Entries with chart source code
>>
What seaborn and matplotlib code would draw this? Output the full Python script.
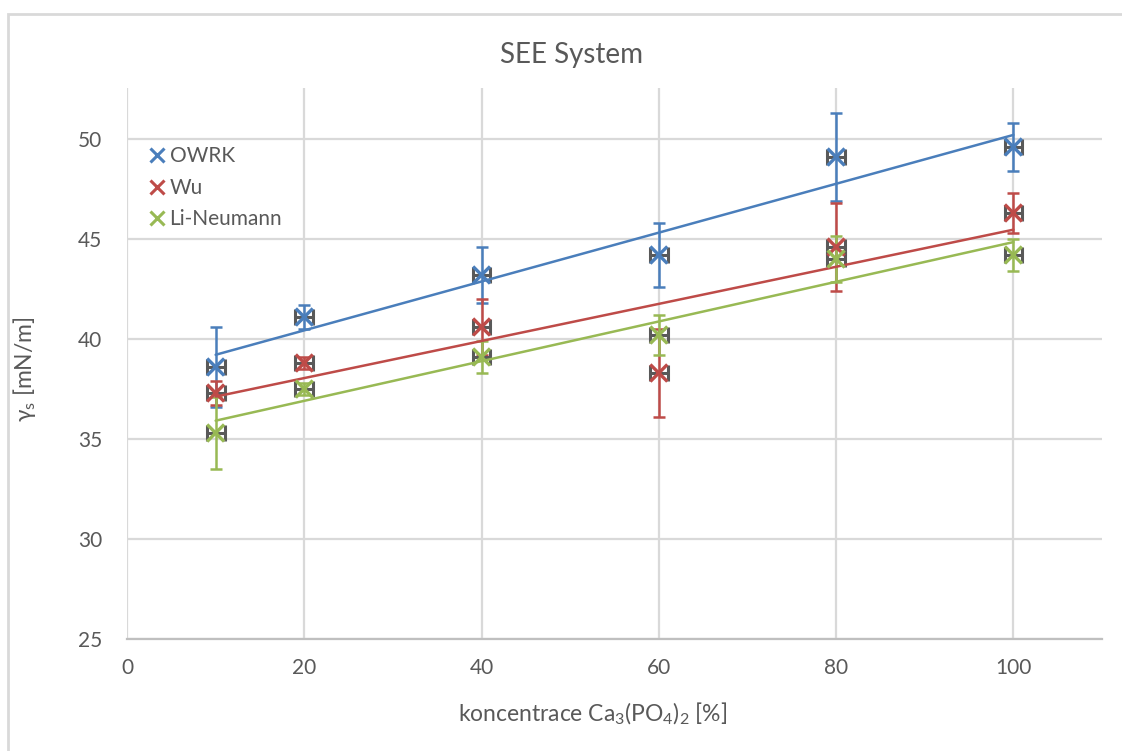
import numpy as np
import pandas as pd
import matplotlib
matplotlib.use("Agg")
import matplotlib.pyplot as plt
from matplotlib.patches import Rectangle
from matplotlib.lines import Line2D
import seaborn as sns

# Measured surface free energy for each Ca3(PO4)2 concentration
concentration = [10, 20, 40, 60, 80, 100]
owrk = [38.6, 41.1, 43.2, 44.2, 49.1, 49.6]
owrk_err = [2.0, 0.6, 1.4, 1.6, 2.2, 1.2]
wu = [37.3, 38.8, 40.6, 38.3, 44.6, 46.3]
wu_err = [0.6, 0.3, 1.4, 2.2, 2.2, 1.0]
li_neumann = [35.3, 37.5, 39.1, 40.2, 44.0, 44.2]
li_neumann_err = [1.8, 0.3, 0.8, 1.0, 1.15, 0.8]
conc_err = 1.0

series_names = ["OWRK", "Wu", "Li-Neumann"]
series_values = [owrk, wu, li_neumann]
series_errors = [owrk_err, wu_err, li_neumann_err]
colors = ["#4A7EBB", "#BE4B48", "#98B954"]

rows = []
for name, vals, errs in zip(series_names, series_values, series_errors):
    for c, v, e in zip(concentration, vals, errs):
        rows.append({"method": name, "conc": c, "gamma": v, "err": e})
df = pd.DataFrame(rows)

sns.set_theme(style="white")
plt.rcParams["font.family"] = ["Lato", "Open Sans", "DejaVu Sans"]
plt.rcParams["mathtext.default"] = "regular"
text_color = "#595959"
grid_color = "#D9D9D9"

fig = plt.figure(figsize=(11.22, 7.51), dpi=100)
ax = fig.add_axes([127 / 1122, 1 - 639 / 751, 975 / 1122, 551 / 751])

# chart frame
fig.patches.append(Rectangle((8 / 1122, -0.05), 1.2, 1.05 - 14 / 751,
                             transform=fig.transFigure, fill=False,
                             edgecolor=grid_color, linewidth=2, zorder=0))

for i, (name, color) in enumerate(zip(series_names, colors)):
    sub = df[df["method"] == name]
    ax.errorbar(sub["conc"], sub["gamma"], yerr=sub["err"], fmt="none",
                ecolor=color, elinewidth=1.8, capsize=4.5, capthick=1.8,
                zorder=3 + i * 0.1)
    ax.errorbar(sub["conc"], sub["gamma"], xerr=conc_err, fmt="none",
                ecolor="#595959", elinewidth=2.2, capsize=5.5, capthick=2.2,
                zorder=3.5 + i * 0.1)
    sns.regplot(data=sub, x="conc", y="gamma", scatter=False, ci=None,
                truncate=True, ax=ax,
                line_kws={"color": color, "linewidth": 1.8, "zorder": 4 + i * 0.1})

sns.scatterplot(data=df, x="conc", y="gamma", hue="method",
                palette=dict(zip(series_names, colors)), marker="x",
                s=150, linewidth=2.4, ax=ax, zorder=5, legend=False)

ax.set_xlim(0, 110)
ax.set_ylim(25, 52.55)
ax.set_xticks([0, 20, 40, 60, 80, 100])
ax.set_yticks([25, 30, 35, 40, 45, 50])
ax.grid(True, color=grid_color, linewidth=1.6)
ax.set_axisbelow(True)
for side in ["top", "right", "left"]:
    ax.spines[side].set_visible(False)
ax.spines["bottom"].set_color("#BFBFBF")
ax.spines["bottom"].set_linewidth(1.6)
ax.tick_params(axis="both", length=0, labelsize=15, labelcolor=text_color)
ax.tick_params(axis="y", pad=18)
ax.tick_params(axis="x", pad=14)

fig.text(571 / 1122, 1 - 55 / 751, "SEE System", fontsize=20,
         color=text_color, ha="center", va="center")
ax.set_xlabel(r"koncentrace Ca$_3$(PO$_4$)$_2$ [%]", fontsize=16.5, color=text_color)
ax.set_ylabel(r"γ$_s$ [mN/m]", fontsize=16.5, color=text_color)
ax.xaxis.set_label_coords(0.478, -0.113)
ax.yaxis.set_label_coords(-0.091, 0.49)

handles = [Line2D([], [], marker="x", linestyle="none", color=c,
                  markersize=10, markeredgewidth=2.2) for c in colors]
ax.legend(handles, series_names, loc="upper left",
          bbox_to_anchor=(0.003, 0.928), frameon=False, fontsize=15,
          handlelength=0.8, handletextpad=0.2, labelspacing=0.55,
          labelcolor=text_color)

fig.savefig("out.png", dpi=100, facecolor="white")
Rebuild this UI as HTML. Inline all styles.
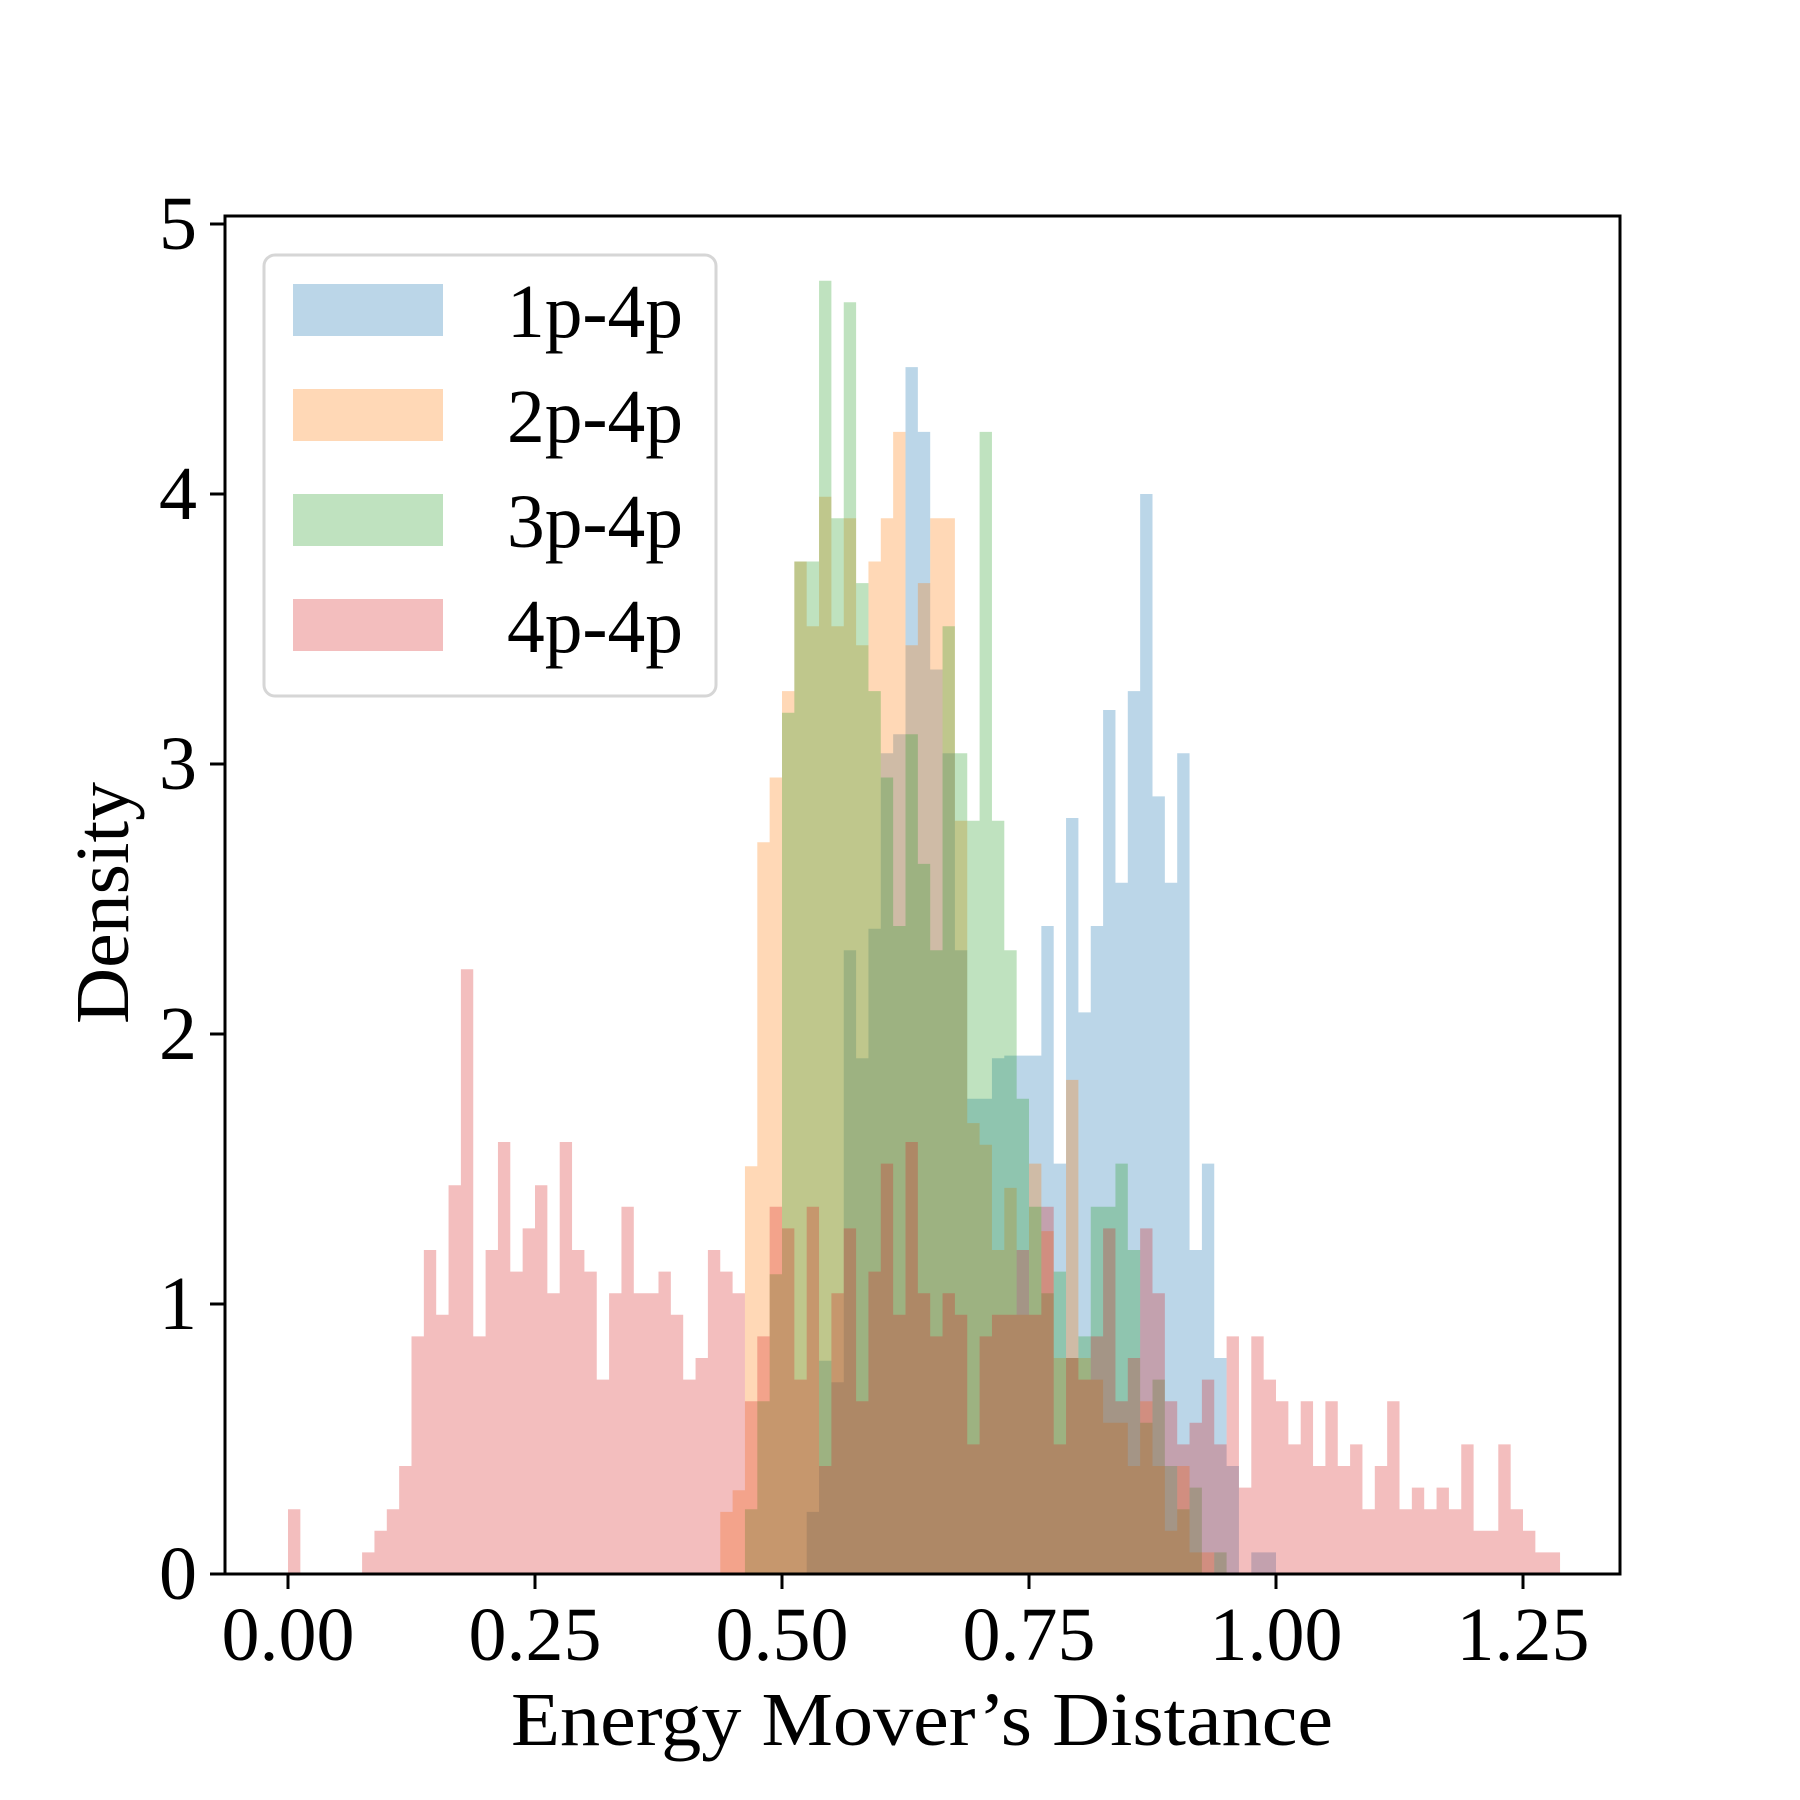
<<
Written instruction
Repeat the records above exactly, from the first line through the line that contains "conc_err = 1.0", and leave out the pictures.

Response
What seaborn and matplotlib code would draw this? Output the full Python script.
import numpy as np
import pandas as pd
import matplotlib
matplotlib.use("Agg")
import matplotlib.pyplot as plt
from matplotlib.patches import Rectangle
from matplotlib.lines import Line2D
import seaborn as sns

# Measured surface free energy for each Ca3(PO4)2 concentration
concentration = [10, 20, 40, 60, 80, 100]
owrk = [38.6, 41.1, 43.2, 44.2, 49.1, 49.6]
owrk_err = [2.0, 0.6, 1.4, 1.6, 2.2, 1.2]
wu = [37.3, 38.8, 40.6, 38.3, 44.6, 46.3]
wu_err = [0.6, 0.3, 1.4, 2.2, 2.2, 1.0]
li_neumann = [35.3, 37.5, 39.1, 40.2, 44.0, 44.2]
li_neumann_err = [1.8, 0.3, 0.8, 1.0, 1.15, 0.8]
conc_err = 1.0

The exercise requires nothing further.